On March 16, 2017, Williams filed objections to the R&R, arguing the
magistrate judge improperly invoked the collateral attack waiver on her own. He
argued the Government had an obligation to present its own case, and by failing to
invoke the waiver in its initial response to his § 2255 motion, it chose to abandon
any argument it had relating to the waiver. He concluded the magistrate judge, in
giving the Government “a second bite at the apple,” acted in violation of his due
process rights.
On April 6, 2017, Williams filed supplemental objections.3 As to the waiver
issue, he reiterated many of his prior arguments, but added that, when the
magistrate judge issued an order that required the Government to state its position
as to the waiver, she suggested that a certain answer by the Government would get
a certain ruling.
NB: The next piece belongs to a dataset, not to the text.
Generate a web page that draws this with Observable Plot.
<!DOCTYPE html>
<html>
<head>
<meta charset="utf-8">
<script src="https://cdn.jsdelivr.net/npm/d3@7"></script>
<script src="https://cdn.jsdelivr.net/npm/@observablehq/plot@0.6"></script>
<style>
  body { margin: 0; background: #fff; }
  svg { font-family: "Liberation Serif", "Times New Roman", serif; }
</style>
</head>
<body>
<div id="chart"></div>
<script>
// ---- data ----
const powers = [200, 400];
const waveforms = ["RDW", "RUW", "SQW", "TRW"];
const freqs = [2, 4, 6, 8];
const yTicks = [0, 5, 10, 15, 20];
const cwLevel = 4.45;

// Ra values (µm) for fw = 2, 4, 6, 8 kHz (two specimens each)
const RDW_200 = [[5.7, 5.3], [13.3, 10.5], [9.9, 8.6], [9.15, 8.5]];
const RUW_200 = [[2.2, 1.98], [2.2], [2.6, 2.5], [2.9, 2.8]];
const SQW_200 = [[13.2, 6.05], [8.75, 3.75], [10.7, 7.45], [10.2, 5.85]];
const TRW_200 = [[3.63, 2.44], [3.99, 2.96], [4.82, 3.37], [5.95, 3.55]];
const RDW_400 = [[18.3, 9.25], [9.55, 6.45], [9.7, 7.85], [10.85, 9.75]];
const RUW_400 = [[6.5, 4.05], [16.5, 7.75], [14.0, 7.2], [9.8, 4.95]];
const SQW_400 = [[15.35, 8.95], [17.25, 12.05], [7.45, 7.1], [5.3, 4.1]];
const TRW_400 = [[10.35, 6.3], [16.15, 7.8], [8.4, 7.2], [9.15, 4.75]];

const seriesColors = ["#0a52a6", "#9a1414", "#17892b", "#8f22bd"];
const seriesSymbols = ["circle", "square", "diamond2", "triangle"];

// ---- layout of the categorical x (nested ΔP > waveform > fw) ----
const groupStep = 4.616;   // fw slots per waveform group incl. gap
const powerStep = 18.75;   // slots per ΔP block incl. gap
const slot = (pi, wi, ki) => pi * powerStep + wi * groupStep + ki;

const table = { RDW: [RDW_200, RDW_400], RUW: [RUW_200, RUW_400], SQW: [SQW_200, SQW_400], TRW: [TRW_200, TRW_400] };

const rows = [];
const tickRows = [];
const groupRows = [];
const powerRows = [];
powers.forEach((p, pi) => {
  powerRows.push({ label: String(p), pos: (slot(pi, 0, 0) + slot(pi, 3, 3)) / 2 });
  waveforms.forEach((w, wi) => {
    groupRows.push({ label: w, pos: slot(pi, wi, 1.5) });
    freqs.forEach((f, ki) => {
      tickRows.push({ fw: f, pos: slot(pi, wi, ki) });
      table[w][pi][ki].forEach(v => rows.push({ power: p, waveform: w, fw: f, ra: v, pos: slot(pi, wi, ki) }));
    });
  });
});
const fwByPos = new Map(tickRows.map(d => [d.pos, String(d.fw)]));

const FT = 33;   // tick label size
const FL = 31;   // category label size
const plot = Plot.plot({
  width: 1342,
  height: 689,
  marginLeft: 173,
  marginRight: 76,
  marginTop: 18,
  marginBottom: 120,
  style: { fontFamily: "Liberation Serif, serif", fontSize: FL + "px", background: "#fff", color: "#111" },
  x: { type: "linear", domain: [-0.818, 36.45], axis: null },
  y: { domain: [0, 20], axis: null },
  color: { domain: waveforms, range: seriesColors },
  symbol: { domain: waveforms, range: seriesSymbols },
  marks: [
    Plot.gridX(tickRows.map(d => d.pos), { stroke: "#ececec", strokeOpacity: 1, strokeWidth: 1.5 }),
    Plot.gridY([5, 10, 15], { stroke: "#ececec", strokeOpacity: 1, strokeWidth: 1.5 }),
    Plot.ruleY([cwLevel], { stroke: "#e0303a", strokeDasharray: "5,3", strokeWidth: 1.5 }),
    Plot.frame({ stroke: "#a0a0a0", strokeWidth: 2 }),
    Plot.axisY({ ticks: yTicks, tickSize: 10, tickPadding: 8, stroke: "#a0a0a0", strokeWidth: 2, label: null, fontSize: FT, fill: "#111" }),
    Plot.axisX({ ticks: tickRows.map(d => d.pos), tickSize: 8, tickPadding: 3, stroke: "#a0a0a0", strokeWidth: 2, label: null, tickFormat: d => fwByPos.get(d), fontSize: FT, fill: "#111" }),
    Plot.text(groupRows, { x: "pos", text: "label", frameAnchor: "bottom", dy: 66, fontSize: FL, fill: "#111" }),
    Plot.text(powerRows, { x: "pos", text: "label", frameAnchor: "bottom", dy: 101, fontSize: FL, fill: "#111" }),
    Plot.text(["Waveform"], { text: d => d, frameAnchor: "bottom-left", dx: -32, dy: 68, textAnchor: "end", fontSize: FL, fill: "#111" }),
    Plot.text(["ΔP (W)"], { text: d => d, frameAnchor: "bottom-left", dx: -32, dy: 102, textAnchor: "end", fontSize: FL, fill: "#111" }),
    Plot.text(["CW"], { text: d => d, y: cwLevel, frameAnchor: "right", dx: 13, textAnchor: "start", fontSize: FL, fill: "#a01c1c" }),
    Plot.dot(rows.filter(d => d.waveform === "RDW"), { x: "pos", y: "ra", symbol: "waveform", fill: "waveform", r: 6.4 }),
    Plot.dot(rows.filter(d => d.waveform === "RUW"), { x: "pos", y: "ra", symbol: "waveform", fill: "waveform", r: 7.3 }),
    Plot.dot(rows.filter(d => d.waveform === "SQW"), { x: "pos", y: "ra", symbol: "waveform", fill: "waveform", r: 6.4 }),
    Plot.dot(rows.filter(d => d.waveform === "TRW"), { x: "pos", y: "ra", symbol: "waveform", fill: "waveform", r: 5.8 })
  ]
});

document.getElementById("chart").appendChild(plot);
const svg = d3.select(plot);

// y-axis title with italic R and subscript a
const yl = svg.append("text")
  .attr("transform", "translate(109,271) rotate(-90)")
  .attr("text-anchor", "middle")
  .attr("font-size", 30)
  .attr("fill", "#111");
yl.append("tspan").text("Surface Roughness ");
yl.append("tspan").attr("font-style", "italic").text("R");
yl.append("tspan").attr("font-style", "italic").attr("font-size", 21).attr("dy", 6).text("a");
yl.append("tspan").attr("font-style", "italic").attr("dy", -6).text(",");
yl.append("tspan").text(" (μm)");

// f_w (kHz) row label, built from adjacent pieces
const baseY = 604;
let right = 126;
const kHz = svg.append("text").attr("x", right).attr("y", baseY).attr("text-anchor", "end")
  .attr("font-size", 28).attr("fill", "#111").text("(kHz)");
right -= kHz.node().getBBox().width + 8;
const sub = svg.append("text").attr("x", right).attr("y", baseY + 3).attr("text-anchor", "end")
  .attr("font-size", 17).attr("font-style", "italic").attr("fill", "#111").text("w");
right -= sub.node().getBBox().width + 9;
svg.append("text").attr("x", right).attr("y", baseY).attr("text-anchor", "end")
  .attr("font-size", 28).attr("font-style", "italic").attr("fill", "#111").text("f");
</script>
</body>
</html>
He again argued the magistrate judge improperly assisted the
Government, giving the Government a “second bite at the apple of justice.” He
further argued the collateral attack waiver was not enforceable because the
Department of Justice had a policy of not enforcing them as they relate to
2
The magistrate judge stated the issue of whether Williams’ plea was knowing and
voluntary was previously decided by this Court in his direct appeal.
3
Although his supplemental objections were untimely, the district court considered them
because he previously had filed a request for an extension to time respond to the R&R.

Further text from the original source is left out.